If Not For The Water: Georgia’s Stick In The Eye Of Democracy

April 5th, 2021 by Tom Lynch

Major League Baseball and Major League Corporations are turning on the state of Georgia. The baseball All-Star game, originally scheduled for Atlanta’s Truist Park in July, is picking up its bats, balls and gloves and heading somewhere else, depriving the stadium of more than 43,000 fans and all the money they bring with them.

This, of course, is due to the Georgia Election Integrity Act, a 98-page, nearly 2,500-line piece of legislation signed into law by Governor Brian Kemp a week ago Friday behind locked doors in the presence of nobody but six older white guys and a painting of Calloway Plantation. None of the more than 100 people the Calloways enslaved are pictured in the painting. In addition to MLB, the Coca Cola and Delta Airlines corporations, headquartered in Georgia, sharply criticized what they considered terrible voter suppression by the majority Republican legislature.

Coca Cola and Delta did not stand alone.
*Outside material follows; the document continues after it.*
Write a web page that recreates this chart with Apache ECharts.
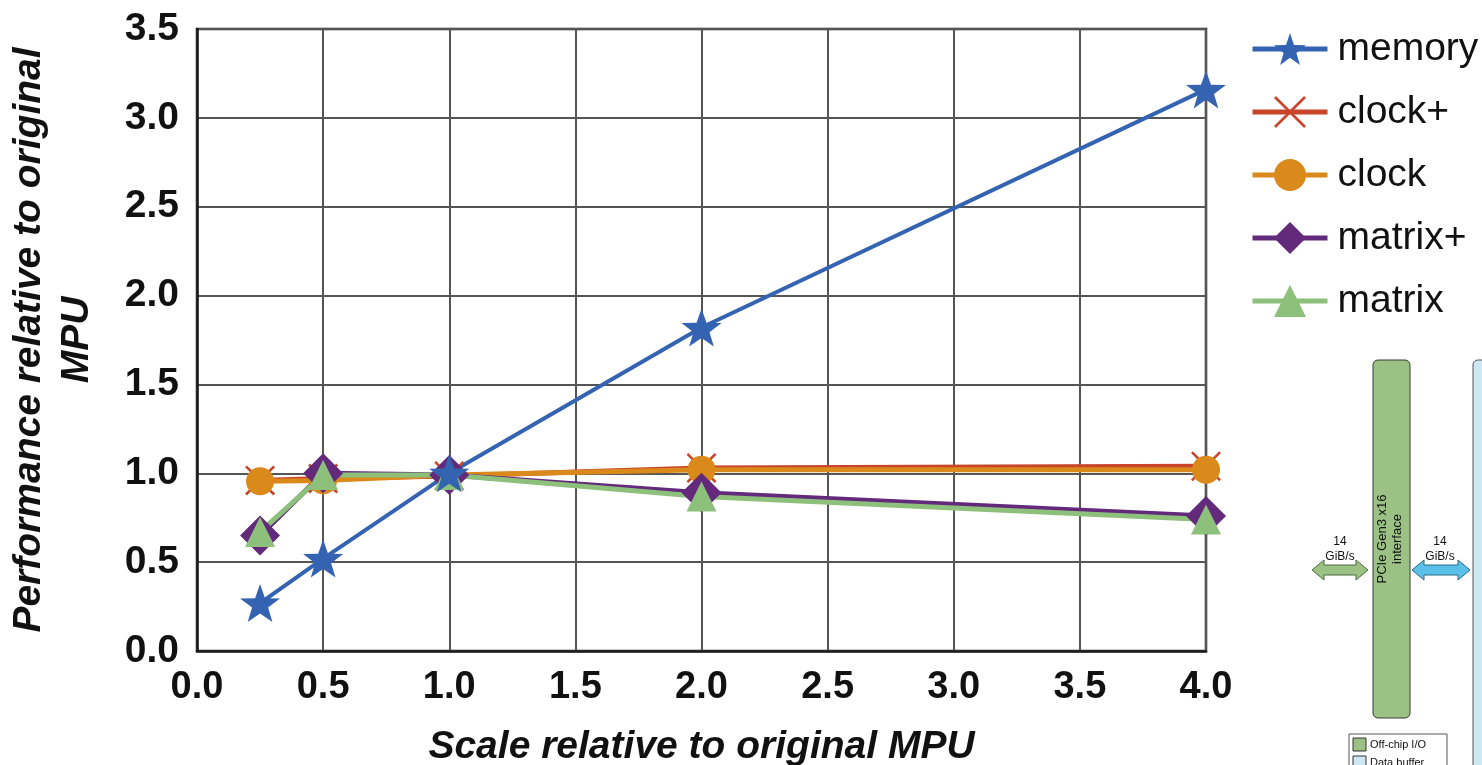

The following major corporations have issued sharply condemnatory statements: Merck, Porsche’s North American operations, headquartered in Georgia, Georgia-based UPS, Mercedes-Benz, Microsoft President Brad Smith, Bank of America Chairman and CEO Brian Moynihan, Cisco CEO Chuck Robbins, Home Depot, headquartered in Georgia, JPMorgan Chase CEO Jamie Dimon, American Express, Facebook, and Viacom CBS.

Texas, a few states to the west of Georgia, appears ready to pass similar legislation, prompting American Airlines and Dell, both based there, to issue similar strongly worded rebukes before any legislation has been voted and enacted. Texas Governor Greg Abbott says he will sign the legislation when, not if, it reaches his desk. And Lt. Governor Dan Patrick, the powerful Senate leader, slamming the corporations’ criticism, said, “Texans are fed up with corporations that don’t share our values trying to dictate public policy.”

As of March 24, legislators have introduced 361 bills with restrictive provisions in 47 states, according the Brennan Center for Justice, which tracks voting legislation around the country. Arizona, alone, has 23 in the hopper.

It seems that the irresistible force is about to meet the immovable object as corporate America issues a ringing indictment of what it considers perfidious attempts by red states to restrict voting rights. What caused this immediate and strong opposition? MLB traditionally takes a long time to decide anything, let alone a law about voting.

I submit it has everything to do with water.

More than half of the Georgia Election Integrity Act deals with absentee and early voting. Reading those parts is like trying to negotiate the Labyrinth without Theseus’s ball of twine. However, there is one, immediately understandable sentence found on page 73, a section of which reads:

No person shall…offer to give…any money or gifts, including, but not limited to, food and drink, to an elector…within 25 feet of any voter standing in line to vote at any polling place.

Violation of this section is a crime, albeit a misdemeanor.

The state of Georgia holds primary elections during or near summer. Summer is hot in Georgia, and the state is the seventh most humid in the country. Voting lines can be long in Georgia, and will be longer now due to the new law decreasing voting places and limiting drop boxes to either one per county or one per 100,000 people, whichever is smaller. People standing in long lines in the summer heat will get thirsty. Perhaps they will not have brought water with them. The urge to give a drink of water to a thirsty person in a long line in the Georgia heat is something very human, very Christian. What is neither human nor Christian is having to do so by putting the drink on a 26 foot pole.

This is the one thing that got America’s immediate attention, one person in particular: the President of the United States, who, during his first press conference, called it “sick.” Nielson reports 32 million people watched him live.

Biden calling out the provisions dealing with absentee ballots or early voting would have left many saying, “Well that’s a matter of opinion. He’s a Democrat, so, of course, he’ll criticize a new law Republicans wrote.”

But there’s no “matter of opinion” about the water. It’s a Black and White thing (the whole law is, but this part is special). If Georgia’s Republican legislators had told the genius who came up with it, “Now, hold on, son, we can get what we want without this,” it would have been ever so much harder to get corporate America to go full out in opposition.

Republicans in Georgia, especially Governor Kemp, are not backing down. No, they’re doubling down. But they’ve now set something in motion that will be hard to stop. And former friends in high places are aligned against them. In the long run, the Georgia Election Integrity Act may prove to be the best thing that ever happened to the Democratic Party in Georgia — and beyond.